(Exercise):
Gather up every line that includes the string "image".

-- Begin --

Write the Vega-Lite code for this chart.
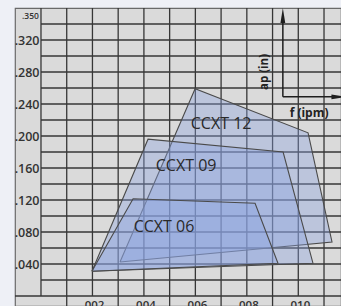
{
  "$schema": "https://vega.github.io/schema/vega-lite/v6.json",
  "width": 326,
  "height": 298,
  "autosize": {"type": "none"},
  "padding": {"left": 15, "top": 8, "right": 0, "bottom": 0},
  "background": "#eef0f6",
  "config": {
    "view": {"fill": "#dadada", "stroke": "#6a6a6a", "strokeWidth": 1.2},
    "font": "Open Sans",
    "axis": {"labelOverlap": false, "labelBound": false}
  },
  "datasets": {
    "vgrid": [{"f": 0}, {"f": 0.001}, {"f": 0.002}, {"f": 0.003}, {"f": 0.004}, {"f": 0.005}, {"f": 0.006}, {"f": 0.007}, {"f": 0.008}, {"f": 0.009}, {"f": 0.01}, {"f": 0.011}],
    "hgrid": [{"ap": 0.02}, {"ap": 0.04}, {"ap": 0.06}, {"ap": 0.08}, {"ap": 0.1}, {"ap": 0.12}, {"ap": 0.14}, {"ap": 0.16}, {"ap": 0.18}, {"ap": 0.2}, {"ap": 0.22}, {"ap": 0.24}, {"ap": 0.26}, {"ap": 0.28}, {"ap": 0.3}, {"ap": 0.32}, {"ap": 0.34}],
    "bgrid": [{"f": 0.001}, {"f": 0.003}, {"f": 0.005}, {"f": 0.007}, {"f": 0.009}, {"f": 0.011}],
    "zones": [
      {"name": "CCXT 12", "i": 0, "f": 0.00307, "ap": 0.0425},
      {"name": "CCXT 12", "i": 1, "f": 0.00599, "ap": 0.259},
      {"name": "CCXT 12", "i": 2, "f": 0.01038, "ap": 0.204},
      {"name": "CCXT 12", "i": 3, "f": 0.01131, "ap": 0.0675},
      {"name": "CCXT 12", "i": 4, "f": 0.00307, "ap": 0.0425},
      {"name": "CCXT 09", "i": 0, "f": 0.00198, "ap": 0.031},
      {"name": "CCXT 09", "i": 1, "f": 0.00416, "ap": 0.196},
      {"name": "CCXT 09", "i": 2, "f": 0.00941, "ap": 0.18},
      {"name": "CCXT 09", "i": 3, "f": 0.01057, "ap": 0.041},
      {"name": "CCXT 09", "i": 4, "f": 0.00198, "ap": 0.031},
      {"name": "CCXT 06", "i": 0, "f": 0.00198, "ap": 0.031},
      {"name": "CCXT 06", "i": 1, "f": 0.00358, "ap": 0.1215},
      {"name": "CCXT 06", "i": 2, "f": 0.00832, "ap": 0.116},
      {"name": "CCXT 06", "i": 3, "f": 0.00921, "ap": 0.041},
      {"name": "CCXT 06", "i": 4, "f": 0.00198, "ap": 0.031}
    ],
    "labels": [
      {"name": "CCXT 12", "f": 0.0070, "ap": 0.215},
      {"name": "CCXT 09", "f": 0.00564, "ap": 0.1625},
      {"name": "CCXT 06", "f": 0.00478, "ap": 0.086}
    ],
    "insetLines": [
      {"f": 0.0094, "ap": 0.249, "f2": 0.0094, "ap2": 0.345},
      {"f": 0.0094, "ap": 0.249, "f2": 0.0114, "ap2": 0.249}
    ],
    "insetHeads": [
      {"dir": "up", "f": 0.0094, "ap": 0.3506},
      {"dir": "right", "f": 0.01158, "ap": 0.249}
    ]
  },
  "layer": [
    {
      "data": {"name": "vgrid"},
      "mark": {"type": "rule", "color": "#363636", "strokeWidth": 1.3},
      "encoding": {
        "x": {"field": "f", "type": "quantitative", "title": null,
          "scale": {"domain": [-0.00101, 0.01166], "nice": false, "zero": false},
          "axis": {"values": [0.002, 0.004, 0.006, 0.008, 0.01],
            "labelExpr": "replace(format(datum.value,'.3f'),'0.','.')",
            "title": null, "domain": false, "ticks": false, "tickSize": 0, "grid": false,
            "labelPadding": -7, "labelFontSize": 11.5, "labelFontWeight": 600,
            "labelColor": "#333333", "labelFlush": false, "labelOverlap": false}},
        "y": {"datum": 0, "type": "quantitative", "title": null,
          "scale": {"domain": [-0.0125, 0.36], "nice": false, "zero": false}},
        "y2": {"datum": 0.36}
      }
    },
    {
      "data": {"name": "hgrid"},
      "mark": {"type": "rule", "color": "#363636", "strokeWidth": 1.3},
      "encoding": {
        "y": {"field": "ap", "type": "quantitative", "title": null,
          "scale": {"domain": [-0.0125, 0.36], "nice": false, "zero": false},
          "axis": {"values": [0.04, 0.08, 0.12, 0.16, 0.2, 0.24, 0.28, 0.32],
            "labelExpr": "replace(format(datum.value,'.3f'),'0.','.')",
            "title": null, "domain": false, "ticks": false, "tickSize": 0, "grid": false,
            "labelPadding": -24, "labelAlign": "right",
            "labelFontSize": 12.5,
            "labelFontWeight": 600, "labelColor": "#333333", "labelFlush": false, "labelOverlap": false}},
        "x": {"datum": 0, "type": "quantitative", "title": null,
          "scale": {"domain": [-0.00101, 0.01166], "nice": false, "zero": false}},
        "x2": {"datum": 0.01166}
      }
    },
    {
      "data": {"name": "bgrid"},
      "mark": {"type": "rule", "color": "#363636", "strokeWidth": 1.3},
      "encoding": {
        "x": {"field": "f", "type": "quantitative", "title": null,
          "scale": {"domain": [-0.00101, 0.01166], "nice": false, "zero": false}},
        "y": {"datum": -0.0125, "type": "quantitative", "title": null,
          "scale": {"domain": [-0.0125, 0.36], "nice": false, "zero": false}},
        "y2": {"datum": 0}
      }
    },
    {
      "data": {"values": [{"ap": 0}]},
      "mark": {"type": "rule", "color": "#363636", "strokeWidth": 1.3},
      "encoding": {
        "y": {"field": "ap", "type": "quantitative", "title": null,
          "scale": {"domain": [-0.0125, 0.36], "nice": false, "zero": false}},
        "x": {"datum": -0.00101, "type": "quantitative", "title": null,
          "scale": {"domain": [-0.00101, 0.01166], "nice": false, "zero": false}},
        "x2": {"datum": 0.01166}
      }
    },
    {
      "data": {"values": [{"label": ".350", "f": -0.00008, "ap": 0.35}]},
      "mark": {"type": "text", "align": "right", "baseline": "middle", "fontSize": 8.5, "fontWeight": 600, "color": "#333333", "font": "Open Sans"},
      "encoding": {
        "x": {"field": "f", "type": "quantitative", "title": null,
          "scale": {"domain": [-0.00101, 0.01166], "nice": false, "zero": false}},
        "y": {"field": "ap", "type": "quantitative", "title": null,
          "scale": {"domain": [-0.0125, 0.36], "nice": false, "zero": false}},
        "text": {"field": "label"}
      }
    },
    {
      "data": {"name": "zones"},
      "transform": [{"filter": "datum.name == 'CCXT 12'"}],
      "mark": {"type": "line", "fill": "#8aa2e2", "fillOpacity": 0.37, "stroke": "#4a4a4a", "strokeWidth": 1.1},
      "encoding": {
        "x": {"field": "f", "type": "quantitative", "title": null,
          "scale": {"domain": [-0.00101, 0.01166], "nice": false, "zero": false}},
        "y": {"field": "ap", "type": "quantitative", "title": null,
          "scale": {"domain": [-0.0125, 0.36], "nice": false, "zero": false}},
        "order": {"field": "i", "type": "quantitative"}
      }
    },
    {
      "data": {"name": "zones"},
      "transform": [{"filter": "datum.name == 'CCXT 09'"}],
      "mark": {"type": "line", "fill": "#8aa2e2", "fillOpacity": 0.37, "stroke": "#4a4a4a", "strokeWidth": 1.1},
      "encoding": {
        "x": {"field": "f", "type": "quantitative", "title": null,
          "scale": {"domain": [-0.00101, 0.01166], "nice": false, "zero": false}},
        "y": {"field": "ap", "type": "quantitative", "title": null,
          "scale": {"domain": [-0.0125, 0.36], "nice": false, "zero": false}},
        "order": {"field": "i", "type": "quantitative"}
      }
    },
    {
      "data": {"name": "zones"},
      "transform": [{"filter": "datum.name == 'CCXT 06'"}],
      "mark": {"type": "line", "fill": "#8aa2e2", "fillOpacity": 0.37, "stroke": "#4a4a4a", "strokeWidth": 1.1},
      "encoding": {
        "x": {"field": "f", "type": "quantitative", "title": null,
          "scale": {"domain": [-0.00101, 0.01166], "nice": false, "zero": false}},
        "y": {"field": "ap", "type": "quantitative", "title": null,
          "scale": {"domain": [-0.0125, 0.36], "nice": false, "zero": false}},
        "order": {"field": "i", "type": "quantitative"}
      }
    },
    {
      "data": {"name": "labels"},
      "mark": {"type": "text", "fontSize": 16, "color": "#2a2a2a", "font": "Open Sans"},
      "encoding": {
        "x": {"field": "f", "type": "quantitative", "title": null,
          "scale": {"domain": [-0.00101, 0.01166], "nice": false, "zero": false}},
        "y": {"field": "ap", "type": "quantitative", "title": null,
          "scale": {"domain": [-0.0125, 0.36], "nice": false, "zero": false}},
        "text": {"field": "name"}
      }
    },
    {
      "data": {"name": "insetLines"},
      "mark": {"type": "rule", "color": "#1e1e1e", "strokeWidth": 1.5},
      "encoding": {
        "x": {"field": "f", "type": "quantitative", "title": null,
          "scale": {"domain": [-0.00101, 0.01166], "nice": false, "zero": false}},
        "y": {"field": "ap", "type": "quantitative", "title": null,
          "scale": {"domain": [-0.0125, 0.36], "nice": false, "zero": false}},
        "x2": {"field": "f2"},
        "y2": {"field": "ap2"}
      }
    },
    {
      "data": {"name": "insetHeads"},
      "mark": {"type": "point", "filled": true, "color": "#1e1e1e", "opacity": 1, "size": 225},
      "encoding": {
        "x": {"field": "f", "type": "quantitative", "title": null,
          "scale": {"domain": [-0.00101, 0.01166], "nice": false, "zero": false}},
        "y": {"field": "ap", "type": "quantitative", "title": null,
          "scale": {"domain": [-0.0125, 0.36], "nice": false, "zero": false}},
        "shape": {"field": "dir", "type": "nominal",
          "scale": {"domain": ["up", "right"], "range": ["M0,-1L0.32,1L-0.32,1Z", "M1,0L-1,0.32L-1,-0.32Z"]},
          "legend": null}
      }
    },
    {
      "data": {"values": [{"label": "ap (in)", "f": 0.0087, "ap": 0.28}]},
      "mark": {"type": "text", "angle": 270, "fontSize": 11.5, "fontWeight": "bold", "color": "#222222", "font": "Open Sans"},
      "encoding": {
        "x": {"field": "f", "type": "quantitative", "title": null,
          "scale": {"domain": [-0.00101, 0.01166], "nice": false, "zero": false}},
        "y": {"field": "ap", "type": "quantitative", "title": null,
          "scale": {"domain": [-0.0125, 0.36], "nice": false, "zero": false}},
        "text": {"field": "label"}
      }
    },
    {
      "data": {"values": [{"label": "f (ipm)", "f": 0.01042, "ap": 0.229}]},
      "mark": {"type": "text", "fontSize": 12, "fontWeight": "bold", "color": "#222222", "font": "Open Sans"},
      "encoding": {
        "x": {"field": "f", "type": "quantitative", "title": null,
          "scale": {"domain": [-0.00101, 0.01166], "nice": false, "zero": false}},
        "y": {"field": "ap", "type": "quantitative", "title": null,
          "scale": {"domain": [-0.0125, 0.36], "nice": false, "zero": false}},
        "text": {"field": "label"}
      }
    }
  ]
}
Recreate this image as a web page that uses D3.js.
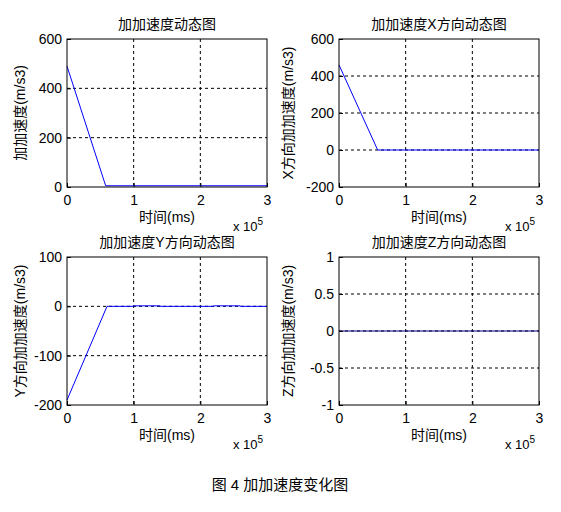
<!DOCTYPE html><html><head><meta charset="utf-8"><script src="https://cdn.jsdelivr.net/npm/d3@7"></script>
<style>body{margin:0;background:#fff}text{font-family:"Liberation Sans","Noto Sans CJK SC",sans-serif;fill:#000}</style></head><body>
<svg id="c" width="561" height="512"></svg>
<script>
const xTicks=[0,1,2,3];
const titles=["加加速度动态图","加加速度X方向动态图","加加速度Y方向动态图","加加速度Z方向动态图"];
const yLabels=["加加速度(m/s3)","X方向加加速度(m/s3)","Y方向加加速度(m/s3)","Z方向加加速度(m/s3)"];
const yDomains=[[0,600],[-200,600],[-200,100],[-1,1]];
const yTicks=[[0,200,400,600],[-200,0,200,400,600],[-200,-100,0,100],[-1,-0.5,0,0.5,1]];
const sTotal=[[0,490],[0.58,5],[3,5]];
const sX=[[0,460],[0.58,0],[3,0]];
const sY=[[0,-190],[0.6,0],[1,0],[1,1],[1.4,1],[1.4,0],[2.2,0],[2.2,1],[2.6,1],[2.6,0],[3,0]];
const sZ=[[0,0],[3,0]];
const series=[sTotal,sX,sY,sZ];
const boxes=[[67,39],[339,39],[67,257],[339,257]];
const W=200,H=148;
const svg=d3.select("#c");
series.forEach((s,i)=>{
 const [ox,oy]=boxes[i];
 const g=svg.append("g").attr("transform",`translate(${ox},${oy})`);
 const x=d3.scaleLinear().domain([0,3]).range([0,W]);
 const y=d3.scaleLinear().domain(yDomains[i]).range([H,0]);
 g.append("rect").attr("width",W).attr("height",H).attr("fill","#fff");
 xTicks.slice(1,-1).forEach(t=>g.append("line").attr("x1",x(t)).attr("x2",x(t)).attr("y1",0).attr("y2",H).attr("stroke","#000").attr("stroke-dasharray","3,3"));
 yTicks[i].slice(1,-1).forEach(t=>g.append("line").attr("y1",y(t)).attr("y2",y(t)).attr("x1",0).attr("x2",W).attr("stroke","#000").attr("stroke-dasharray","3,3"));
 g.append("path").datum(s).attr("fill","none").attr("stroke",i==3?"#000080":"#0000ff").attr("d",d3.line().x(d=>x(d[0])).y(d=>y(d[1])));
 const ax=g.append("g").attr("transform",`translate(0,${H})`).call(d3.axisBottom(x).tickValues(xTicks).tickFormat(d3.format("d")).tickSizeInner(-4).tickSizeOuter(0).tickPadding(8));
 const ay=g.append("g").call(d3.axisLeft(y).tickValues(yTicks[i]).tickFormat(d=>String(d)).tickSizeInner(-4).tickSizeOuter(0).tickPadding(5));
 [ax,ay].forEach(a=>{a.select(".domain").remove();a.selectAll("text").style("font-size","14px");});
 g.append("rect").attr("width",W).attr("height",H).attr("fill","none").attr("stroke","#000");
 g.append("text").attr("x",W/2).attr("y",-10).attr("text-anchor","middle").style("font-size","14px").text(titles[i]);
 g.append("text").attr("x",W/2).attr("y",H+35).attr("text-anchor","middle").style("font-size","14px").text("时间(ms)");
 const e=g.append("text").attr("x",W-34).attr("y",H+44).style("font-size","13px");
 e.append("tspan").text("x 10");e.append("tspan").attr("dy",-6).style("font-size","10px").text("5");
 g.append("text").attr("transform",`translate(${i%2?-46:-42},${H/2}) rotate(-90)`).attr("text-anchor","middle").style("font-size","14px").text(yLabels[i]);
});
svg.append("text").attr("x",280).attr("y",490).attr("text-anchor","middle").style("font-size","15px").text("图 4  加加速度变化图");
</script></body></html>
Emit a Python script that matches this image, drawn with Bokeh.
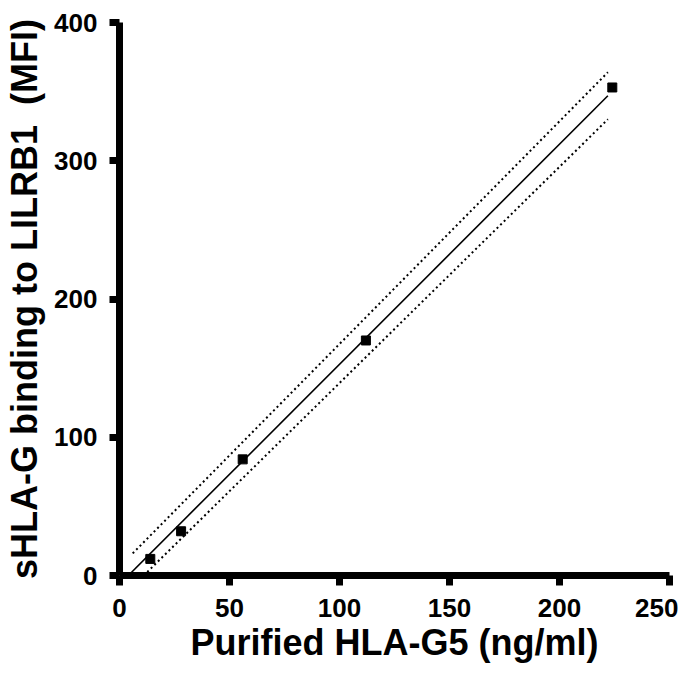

-- End --

(Answer to the exercise):
Recreate this image as a web page that uses D3.js.
Emit a Python script that matches this image, drawn with Bokeh.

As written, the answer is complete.